▽

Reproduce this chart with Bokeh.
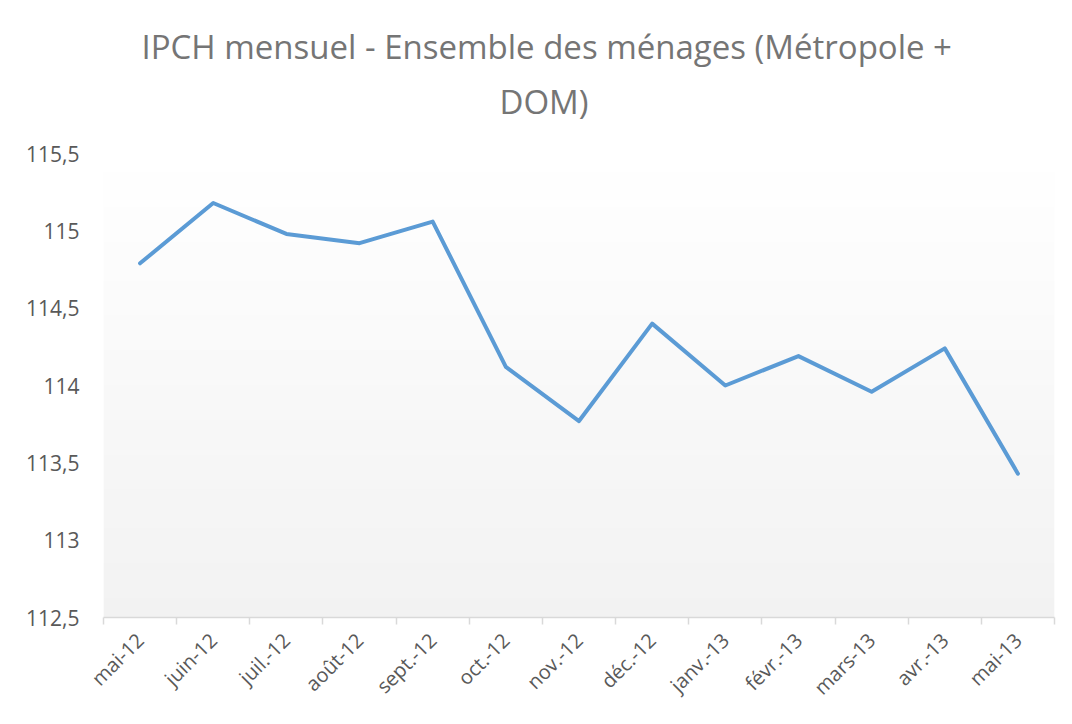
import numpy as np
from bokeh.plotting import figure
from bokeh.models import Range1d, FixedTicker, CustomJSTickFormatter, Title
from bokeh.embed import file_html
from bokeh.resources import INLINE

# ---- data ----
months = ["mai-12", "juin-12", "juil.-12", "août-12", "sept.-12", "oct.-12", "nov.-12",
          "déc.-12", "janv.-13", "févr.-13", "mars-13", "avr.-13", "mai-13"]
ipch = [114.79, 115.18, 114.98, 114.92, 115.06, 114.12, 113.77,
        114.40, 114.00, 114.19, 113.96, 114.24, 113.43]
y_ticks = [112.5, 113.0, 113.5, 114.0, 114.5, 115.0, 115.5]
title_lines = ["IPCH mensuel - Ensemble des ménages (Métropole +", "DOM)"]

FONT = "Open Sans"
TXT = "#595959"

n = len(months)
xs = [i + 0.5 for i in range(n)]

p = figure(width=1066, height=720, output_backend="svg", toolbar_location=None,
           x_range=Range1d(0, n), y_range=Range1d(y_ticks[0], y_ticks[-1]),
           min_border_left=103, min_border_right=12, min_border_top=153,
           min_border_bottom=103)
p.outline_line_color = None
p.background_fill_color = "white"
p.border_fill_color = "white"
p.xgrid.grid_line_color = None
p.ygrid.grid_line_color = None

# gradient plot-area background (white at top -> light grey at bottom)
N = 120
img = np.zeros((N, 1), dtype=np.uint32)
view = img.view(dtype=np.uint8).reshape((N, 1, 4))
for r in range(N):
    v = int(round(242 + 13 * r / (N - 1)))
    view[r, 0, :] = [v, v, v, 255]
p.image_rgba(image=[img], x=0, y=y_ticks[0], dw=n, dh=y_ticks[-1] - y_ticks[0])

p.line(xs, ipch, line_color="#5B9BD5", line_width=4, line_join="round", line_cap="round")

# y axis
p.yaxis.ticker = FixedTicker(ticks=y_ticks)
p.yaxis.formatter = CustomJSTickFormatter(code="return tick.toString().replace('.', ',');")
p.yaxis.axis_line_color = None
p.yaxis.major_tick_line_color = None
p.yaxis.minor_tick_line_color = None
p.yaxis.major_tick_out = 0
p.yaxis.major_tick_in = 0
p.yaxis.major_label_standoff = 24
p.yaxis.major_label_text_font = FONT
p.yaxis.major_label_text_font_size = "21px"
p.yaxis.major_label_text_color = TXT

# x axis
p.xaxis.ticker = FixedTicker(ticks=xs, minor_ticks=list(range(n + 1)))
p.xaxis.formatter = CustomJSTickFormatter(args=dict(labels=months),
                                          code="return labels[Math.floor(tick)];")
p.xaxis.axis_line_color = "#d9d9d9"
p.xaxis.axis_line_width = 1.5
p.xaxis.major_tick_line_color = None
p.xaxis.major_tick_out = 0
p.xaxis.major_tick_in = 0
p.xaxis.minor_tick_line_color = "#d9d9d9"
p.xaxis.minor_tick_line_width = 1.5
p.xaxis.minor_tick_out = 7
p.xaxis.minor_tick_in = 0
p.xaxis.major_label_orientation = np.pi / 4
p.xaxis.major_label_standoff = 12
p.xaxis.major_label_text_font = FONT
p.xaxis.major_label_text_font_size = "20px"
p.xaxis.major_label_text_color = TXT

# title (two lines), first added sits closest to the frame
for t, off, so in [(title_lines[1], 396, 60), (title_lines[0], 38, -44)]:
    p.add_layout(Title(text=t, align="left", offset=off, standoff=so,
                       text_font=FONT, text_font_size="33px", text_font_style="normal",
                       text_color="#757575"), "above")

open("out.html", "w").write(file_html(p, INLINE))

△

Written instruction:
Copy exactly the lines running from the beginning of the listing through the line that has "mensuel - Ensemble". Drop the pictures.

Answer to the exercise:
Reproduce this chart with Bokeh.
import numpy as np
from bokeh.plotting import figure
from bokeh.models import Range1d, FixedTicker, CustomJSTickFormatter, Title
from bokeh.embed import file_html
from bokeh.resources import INLINE

# ---- data ----
months = ["mai-12", "juin-12", "juil.-12", "août-12", "sept.-12", "oct.-12", "nov.-12",
          "déc.-12", "janv.-13", "févr.-13", "mars-13", "avr.-13", "mai-13"]
ipch = [114.79, 115.18, 114.98, 114.92, 115.06, 114.12, 113.77,
        114.40, 114.00, 114.19, 113.96, 114.24, 113.43]
y_ticks = [112.5, 113.0, 113.5, 114.0, 114.5, 115.0, 115.5]
title_lines = ["IPCH mensuel - Ensemble des ménages (Métropole +", "DOM)"]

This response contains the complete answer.